How do you align with sales and finance? The secret lies in addressing common goals and building connections to support them. If your company has identified ROI as revenue growth, then any programs run by sales or marketing need to be measurable against that goal. And finance, holding the purse strings, needs to be kept in the loop as each department measures performance.  

Obstructions between the two must also be addressed. For example, an overly optimistic short-term target on a program designed to influence the pipeline may result in more of a hindrance than an inspiration.

Finally, budget visibility is essential for communication between finance and marketing. Software such as Allocadia’s marketing planning and budget management platform allows finance to see and understand how marketing budgets are being used to pursue ROI.

Putting it all together to Find Your ROI:

With a culmination of alignment and consistent metrics, being able to define your marketing ROI is vital. So how do we define success? A great starting point is making a S.M.A.R.T goal and choosing a metric and hurdle rate that corresponds to it. 

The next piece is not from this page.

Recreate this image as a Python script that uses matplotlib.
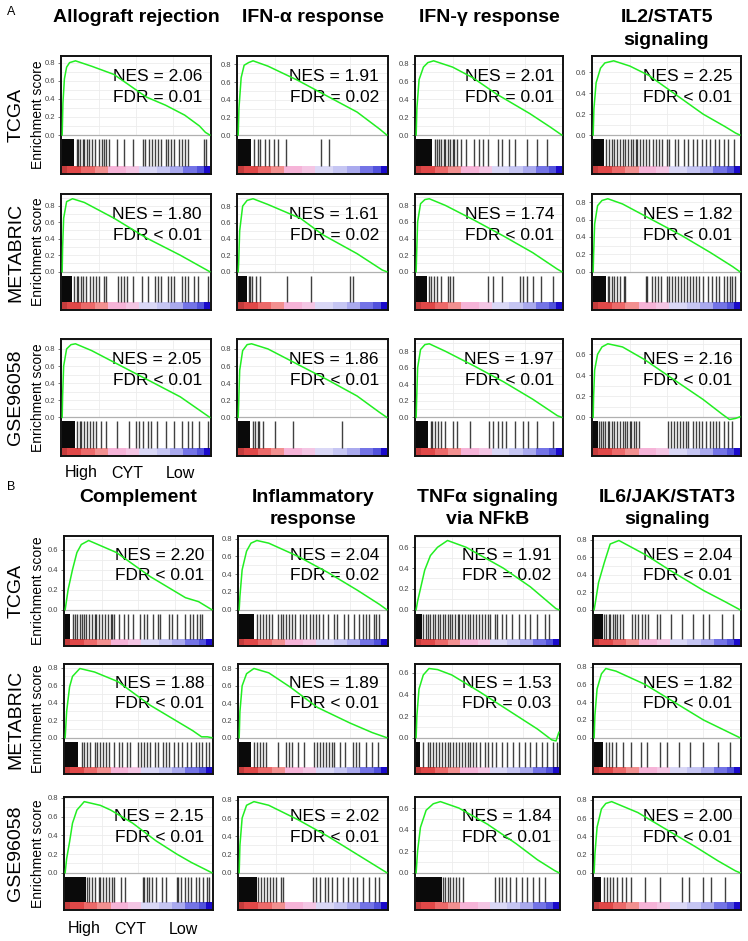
import numpy as np
import matplotlib
matplotlib.use('Agg')
import matplotlib.pyplot as plt

plt.rcParams['font.family'] = ['Liberation Sans', 'DejaVu Sans']

W, H = 748, 941

cohorts = ['TCGA', 'METABRIC', 'GSE96058']
titles_a = ['Allograft rejection', 'IFN-α response', 'IFN-γ response', 'IL2/STAT5\nsignaling']
titles_b = ['Complement', 'Inflammatory\nresponse', 'TNFα signaling\nvia NFkB', 'IL6/JAK/STAT3\nsignaling']

nes_a = [[2.06, 1.91, 2.01, 2.25], [1.80, 1.61, 1.74, 1.82], [2.05, 1.86, 1.97, 2.16]]
fdr_a = [['= 0.01', '= 0.02', '= 0.01', '< 0.01'],
         ['< 0.01', '= 0.02', '< 0.01', '< 0.01'],
         ['< 0.01', '< 0.01', '< 0.01', '< 0.01']]
nes_b = [[2.20, 2.04, 1.91, 2.04], [1.88, 1.89, 1.53, 1.82], [2.15, 2.02, 1.84, 2.00]]
fdr_b = [['< 0.01', '= 0.02', '= 0.02', '< 0.01'],
         ['< 0.01', '< 0.01', '= 0.03', '< 0.01'],
         ['< 0.01', '< 0.01', '< 0.01', '< 0.01']]

# running enrichment score, (rank fraction, ES)
es_A_TCGA = [
    ([0, .005, .015, .03, .05, .09, .2, .35, .57, .7, .83, .93, .97, 1],
     [0, .35, .62, .75, .8, .82, .76, .67, .42, .33, .22, .1, .03, 0]),
    ([0, .005, .02, .04, .07, .1, .2, .4, .6, .8, .95, 1],
     [0, .3, .65, .79, .82, .84, .78, .62, .44, .26, .07, 0]),
    ([0, .005, .02, .05, .08, .12, .25, .39, .55, .78, .92, 1],
     [0, .3, .62, .76, .81, .83, .76, .64, .46, .24, .09, 0]),
    ([0, .005, .02, .05, .08, .14, .25, .38, .59, .75, .9, .97, 1],
     [0, .25, .5, .64, .69, .71, .66, .57, .36, .2, .08, .02, 0]),
]
es_A_METABRIC = [
    ([0, .003, .01, .03, .07, .15, .35, .57, .8, .95, 1],
     [0, .3, .65, .85, .885, .84, .65, .41, .2, .05, 0]),
    ([0, .003, .01, .03, .06, .1, .2, .42, .57, .8, .97, 1],
     [0, .1, .5, .8, .87, .89, .82, .65, .45, .22, .02, 0]),
    ([0, .003, .01, .03, .06, .09, .2, .4, .6, .8, .97, 1],
     [0, .2, .6, .82, .87, .88, .8, .62, .43, .23, .03, 0]),
    ([0, .003, .01, .03, .06, .1, .2, .4, .6, .8, .95, 1],
     [0, .2, .55, .76, .82, .84, .78, .6, .42, .22, .06, 0]),
]
es_A_GSE96058 = [
    ([0, .003, .01, .03, .06, .09, .2, .4, .6, .8, .95, 1],
     [0, .25, .6, .8, .85, .86, .78, .6, .42, .24, .06, 0]),
    ([0, .003, .01, .03, .06, .09, .2, .4, .6, .8, .95, 1],
     [0, .15, .55, .78, .85, .86, .8, .62, .44, .25, .06, 0]),
    ([0, .003, .01, .03, .06, .09, .2, .4, .6, .8, .97, 1],
     [0, .2, .6, .82, .88, .89, .8, .62, .43, .22, .02, 0]),
    ([0, .003, .01, .03, .06, .1, .2, .35, .57, .75, .88, .93, .97, 1],
     [0, .2, .45, .6, .67, .70, .67, .55, .34, .17, .03, -.02, -.01, .005]),
]
es_B_TCGA = [
    ([0, .01, .02, .05, .08, .11, .16, .35, .58, .82, .91, 1],
     [0, .1, .2, .4, .57, .65, .69, .57, .33, .12, .08, 0]),
    ([0, .005, .02, .05, .08, .12, .2, .4, .6, .8, .95, 1],
     [0, .15, .45, .66, .75, .78, .75, .6, .42, .22, .06, 0]),
    ([0, .01, .03, .06, .1, .15, .22, .35, .61, .8, .98, 1],
     [0, .08, .2, .38, .52, .6, .665, .6, .4, .22, .01, 0]),
    ([0, .01, .03, .07, .11, .17, .36, .52, .75, .9, 1],
     [0, .1, .31, .54, .75, .79, .62, .45, .22, .09, 0]),
]
es_B_METABRIC = [
    ([0, .01, .03, .05, .1, .2, .36, .58, .75, .87, .93, .97, 1],
     [0, .3, .58, .7, .79, .75, .64, .37, .2, .08, .01, .01, 0]),
    ([0, .005, .02, .05, .1, .2, .35, .53, .75, .9, 1],
     [0, .3, .6, .74, .80, .75, .58, .35, .17, .06, 0]),
    ([0, .005, .02, .05, .09, .15, .25, .45, .65, .85, .95, .98, 1],
     [0, .2, .45, .58, .64, .63, .58, .42, .25, .08, -.02, -.03, .05]),
    ([0, .005, .02, .05, .08, .15, .35, .55, .75, .9, 1],
     [0, .25, .55, .72, .78, .75, .6, .4, .2, .08, 0]),
]
es_B_GSE96058 = [
    ([0, .01, .03, .05, .08, .13, .24, .31, .46, .62, .76, .86, 1],
     [0, .15, .33, .53, .67, .76, .72, .67, .53, .34, .2, .11, 0]),
    ([0, .005, .02, .05, .1, .2, .4, .6, .8, .95, 1],
     [0, .3, .6, .74, .78, .74, .58, .4, .2, .05, 0]),
    ([0, .01, .03, .07, .12, .17, .3, .5, .7, .85, .97, 1],
     [0, .2, .42, .58, .64, .66, .6, .45, .27, .12, .02, 0]),
    ([0, .005, .02, .05, .08, .12, .3, .5, .7, .85, .97, 1],
     [0, .2, .5, .7, .76, .78, .66, .47, .28, .13, .02, 0]),
]

# solid block of leading hits (rank fraction where it ends) and single hits
dense_A_TCGA = [0.08, 0.085, 0.11, 0.075]
hits_A_TCGA = [
    [.10, .11, .12, .14, .15, .17, .18, .20, .22, .25, .27, .28, .30, .32, .37, .42, .48, .55, .56,
     .59, .61, .63, .65, .67, .70, .72, .74, .76, .79, .81, .83, .85, .96, .975],
    [.105, .13, .15, .18, .21, .24, .27, .32, .56, .61],
    [.13, .14, .16, .17, .19, .20, .22, .23, .25, .26, .28, .31, .34, .40, .43, .46, .49, .56, .59,
     .64, .68, .76, .83, .90],
    [.09, .11, .13, .14, .16, .18, .20, .22, .24, .26, .27, .29, .30, .32, .34, .36, .38, .41, .43,
     .45, .47, .50, .52, .56, .58, .62, .65, .68, .71, .74, .77, .80, .83, .86, .89, .92, .96],
]
dense_A_METABRIC = [0.065, 0.06, 0.075, 0.09]
hits_A_METABRIC = [
    [.08, .10, .11, .13, .14, .16, .19, .21, .23, .25, .28, .30, .38, .40, .42, .44, .48, .54, .58,
     .63, .65, .67, .72, .74, .76, .81, .83, .85, .89, .92, .99],
    [.07, .08, .095, .12, .15, .33, .49, .75, .77],
    [.09, .10, .12, .14, .17, .22, .23, .25, .49, .53, .59, .71, .73, .76, .80, .86, .94],
    [.10, .11, .13, .14, .16, .18, .21, .22, .36, .37, .40, .42, .44, .46, .50, .52, .54, .56, .58,
     .60, .62, .64, .66, .68, .70, .72, .75, .78, .81, .84, .86, .89, .91, .93, .95, .97],
]
dense_A_GSE96058 = [0.09, 0.08, 0.08, 0.03]
hits_A_GSE96058 = [
    [.10, .12, .13, .15, .17, .19, .21, .23, .26, .30, .37, .45, .50, .52, .55, .58, .60, .64, .70,
     .76, .81, .85, .88, .93, .99],
    [.10, .11, .13, .14, .17, .25, .37, .70],
    [.10, .11, .13, .15, .17, .20, .25, .28, .37, .50, .53, .56, .59, .62, .68, .73, .77, .83, .94],
    [.04, .05, .07, .08, .10, .11, .13, .14, .16, .18, .20, .22, .23, .25, .26, .28, .29, .31, .51,
     .53, .55, .57, .59, .61, .63, .65, .68, .70, .72, .74, .77, .80, .82, .84, .86, .89, .92, .95],
]
dense_B_TCGA = [0.035, 0.10, 0.04, 0.06]
hits_B_TCGA = [
    [.05, .065, .08, .10, .115, .13, .14, .16, .18, .20, .21, .23, .25, .27, .29, .31, .32, .335, .37,
     .40, .43, .46, .51, .54, .56, .60, .63, .65, .71, .73, .76, .82, .85, .87, .90, .92, .93],
    [.12, .14, .16, .18, .20, .22, .26, .28, .30, .32, .34, .36, .38, .41, .43, .45, .48, .50, .52,
     .54, .57, .60, .64, .66, .71, .74, .78, .81, .84, .86, .88, .91, .93, .95],
    [.05, .07, .08, .10, .12, .13, .15, .17, .19, .20, .22, .24, .25, .27, .29, .30, .32, .34, .36,
     .38, .40, .42, .44, .46, .48, .50, .52, .55, .57, .60, .63, .67, .72, .76, .80, .85, .90, .93],
    [.07, .08, .10, .11, .13, .14, .16, .18, .20, .26, .28, .30, .33, .35, .37, .43, .45, .53, .60,
     .68, .75, .79, .88, .95],
]
dense_B_METABRIC = [0.09, 0.08, 0.03, 0.06]
hits_B_METABRIC = [
    [.115, .13, .15, .17, .20, .22, .24, .26, .28, .30, .33, .37, .39, .42, .44, .50, .52, .54, .56,
     .58, .61, .63, .67, .69, .71, .74, .77, .80, .83, .86, .89, .91, .93, .96, .98],
    [.10, .12, .14, .16, .18, .26, .32, .34, .36, .40, .44, .51, .53, .55, .57, .59, .61, .63, .64,
     .68, .72, .77, .79, .81, .86, .90, .94],
    [.05, .08, .10, .12, .14, .16, .18, .20, .22, .24, .26, .28, .30, .32, .34, .36, .38, .40, .42,
     .45, .48, .50, .53, .56, .60, .64, .68, .72, .76, .80, .84, .88, .92, .96, .99],
    [.08, .10, .12, .15, .20, .25, .32, .36, .45, .50, .58, .66, .75, .85, .93],
]
dense_B_GSE96058 = [0.14, 0.12, 0.18, 0.05]
hits_B_GSE96058 = [
    [.15, .16, .18, .20, .23, .24, .26, .28, .30, .32, .33, .38, .41, .53, .54, .56, .57, .59, .62,
     .66, .69, .76, .77, .79, .82, .84, .86, .89, .91, .94, .97, .98],
    [.13, .15, .17, .19, .21, .23, .25, .28, .30, .50, .52, .55, .58, .60, .63, .66, .70, .74, .77,
     .80, .84, .88, .92, .95],
    [.19, .20, .22, .24, .26, .28, .30, .33, .55, .58, .60, .63, .66, .70, .74, .78, .82, .86, .90],
    [.07, .09, .11, .13, .16, .19, .22, .25, .35, .45, .60, .65, .75, .80, .90],
]

# ranked-list colour strip (high CYT -> low CYT)
cbar_edges = [0, .036, .13, .22, .31, .43, .52, .64, .73, .82, .91, .96, 1]
cbar_colors = ['#c43c3c', '#e04848', '#ec6a6a', '#f29090', '#f6b4d8', '#f4c6e4',
               '#dad8f6', '#c6c6f3', '#aaaaee', '#7474e6', '#5252dc', '#1a0acb']

# layout in pixels
cols_a = [(61, 211), (237, 388), (415, 563), (592, 741)]
cols_b = [(64, 213), (238, 388), (415, 560), (593, 741)]
rows_a = [(56, 174), (194, 310), (339, 456)]
rows_b = [(536, 646), (664, 774), (797, 910)]
ZERO = 0.33
BAR_TOP = 0.295
STRIP_TOP = 0.068

fig = plt.figure(figsize=(W / 100, H / 100), dpi=100)


def fx(x):
    return x / W


def fy(y):
    return 1 - y / H


def panel(x0, x1, y0, y1, curve, dense, hits, nes, fdr):
    ax = fig.add_axes([fx(x0), fy(y1), (x1 - x0) / W, (y1 - y0) / H])
    xs, ys = curve
    top = max(ys) * 1.065
    ax.set_xlim(-0.008, 1.008)
    ax.set_ylim(-top * ZERO / (1 - ZERO), top)
    # grid only in the running score area
    ax.hlines(np.arange(0.1, top, 0.1), -0.008, 1.008, color='#ececec', lw=0.6, zorder=0)
    ax.vlines([0.25, 0.5, 0.75], 0, top, color='#ececec', lw=0.6, zorder=0)
    ax.axhline(0, color='#b0b0b0', lw=0.9, zorder=1)
    ax.plot(xs, ys, color='#22ee22', lw=1.1, zorder=3)
    # barcode of gene set members
    tr = ax.get_xaxis_transform()
    ax.axvspan(0, dense, STRIP_TOP, BAR_TOP, color='#0a0a0a', lw=0)
    ax.vlines(hits, STRIP_TOP, BAR_TOP, transform=tr, color='#111111', lw=1.0, alpha=0.8)
    for i, c in enumerate(cbar_colors):
        ax.axvspan(cbar_edges[i], cbar_edges[i + 1], 0, STRIP_TOP, color=c, lw=0)
    ax.set_xticks([])
    ax.set_yticks(np.arange(0, top + 1e-9, 0.2))
    ax.set_yticklabels(['%.1f' % v for v in np.arange(0, top + 1e-9, 0.2)])
    ax.tick_params(axis='y', labelsize=5.5, colors='#444444', length=2, width=0.5, pad=2)
    for s in ax.spines.values():
        s.set_linewidth(1.4)
        s.set_color('#111111')
    ax.text(0.94, 0.825, 'NES = %.2f' % nes, transform=ax.transAxes, ha='right', va='center',
            fontsize=12.5, zorder=2)
    ax.text(0.94, 0.645, 'FDR ' + fdr, transform=ax.transAxes, ha='right', va='center',
            fontsize=12.5, zorder=2)
    return ax


sections = [
    (cols_a, rows_a, titles_a, nes_a, fdr_a,
     [es_A_TCGA, es_A_METABRIC, es_A_GSE96058],
     [dense_A_TCGA, dense_A_METABRIC, dense_A_GSE96058],
     [hits_A_TCGA, hits_A_METABRIC, hits_A_GSE96058], 17.5, 473, 'A', 12),
    (cols_b, rows_b, titles_b, nes_b, fdr_b,
     [es_B_TCGA, es_B_METABRIC, es_B_GSE96058],
     [dense_B_TCGA, dense_B_METABRIC, dense_B_GSE96058],
     [hits_B_TCGA, hits_B_METABRIC, hits_B_GSE96058], 497, 929, 'B', 487),
]

for cols, rows, titles, nes, fdr, es, dense, hits, ty, ly, letter, lety in sections:
    fig.text(fx(11), fy(lety), letter, fontsize=9, ha='center', va='center')
    for c, (x0, x1) in enumerate(cols):
        for k, line in enumerate(titles[c].split('\n')):
            fig.text(fx((x0 + x1) / 2), fy(ty + 23 * k), line, fontsize=14, fontweight='bold',
                     ha='center', va='center')
    for r, (y0, y1) in enumerate(rows):
        yc = (y0 + y1) / 2
        fig.text(fx(16), fy(yc), cohorts[r], fontsize=14, rotation=90, ha='center', va='center')
        fig.text(fx(37.5), fy(yc), 'Enrichment score', fontsize=10, rotation=90,
                 ha='center', va='center')
        for c, (x0, x1) in enumerate(cols):
            panel(x0, x1, y0, y1, es[r][c], dense[r][c], hits[r][c], nes[r][c], fdr[r][c])
    x0 = cols[0][0]
    for lab, xc in zip(['High', 'CYT', 'Low'], [20, 66, 119]):
        fig.text(fx(x0 + xc), fy(ly), lab, fontsize=11.5, ha='center', va='center')

fig.savefig('out.png', dpi=100)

This metric then must be communicated all the way down the chain of command. Defining success doesn’t only require coherence between departments, but also between levels of marketing. The team carrying out return-driving actions must be aware of the return they’re chasing. 

As we discussed above, controlling budgets is essential for measuring ROI. Determining return is impossible without knowing how much you spent on assets. Truly controlling budgets requires observation. We recommend a daily review of budgets in order to maintain control of all your investments. This ensures that every dollar driving ROI is measured and none are left out.

Forecasts are also vital in ROI measurement, the standard to which we compare targets and performance. As such, they should be updated weekly to ensure accuracy in measurement, especially when ROI is measured against forecasted numbers.

Just as challenges are often formed from a lack of agility, properly measuring ROI is dependent on it. Scenario planning around strategic goals and KPIs ensures that no matter the situation your team has both a plan in place and a method to measure it. Strict plans are far too stringent to allow for ROI to be measured properly. Agility allows marketers to make and measure ROI through easily shifted targets and accurately pivoted metrics.

For example, during the pandemic, marketers had to re-evaluate priorities. Some decided to focus on brand awareness while others sought to drive short-term demand. The result? Changing KPIs and new metrics. Measuring brand awareness with a revenue growth-based metric is inefficient so agility was required to switch metrics when priorities changed.

Controlling your marketing investments may seem harder than ever with changing landscapes and markets. But with properly defined plans and metrics, constant communication, and agility through it all, ROI is just around the corner.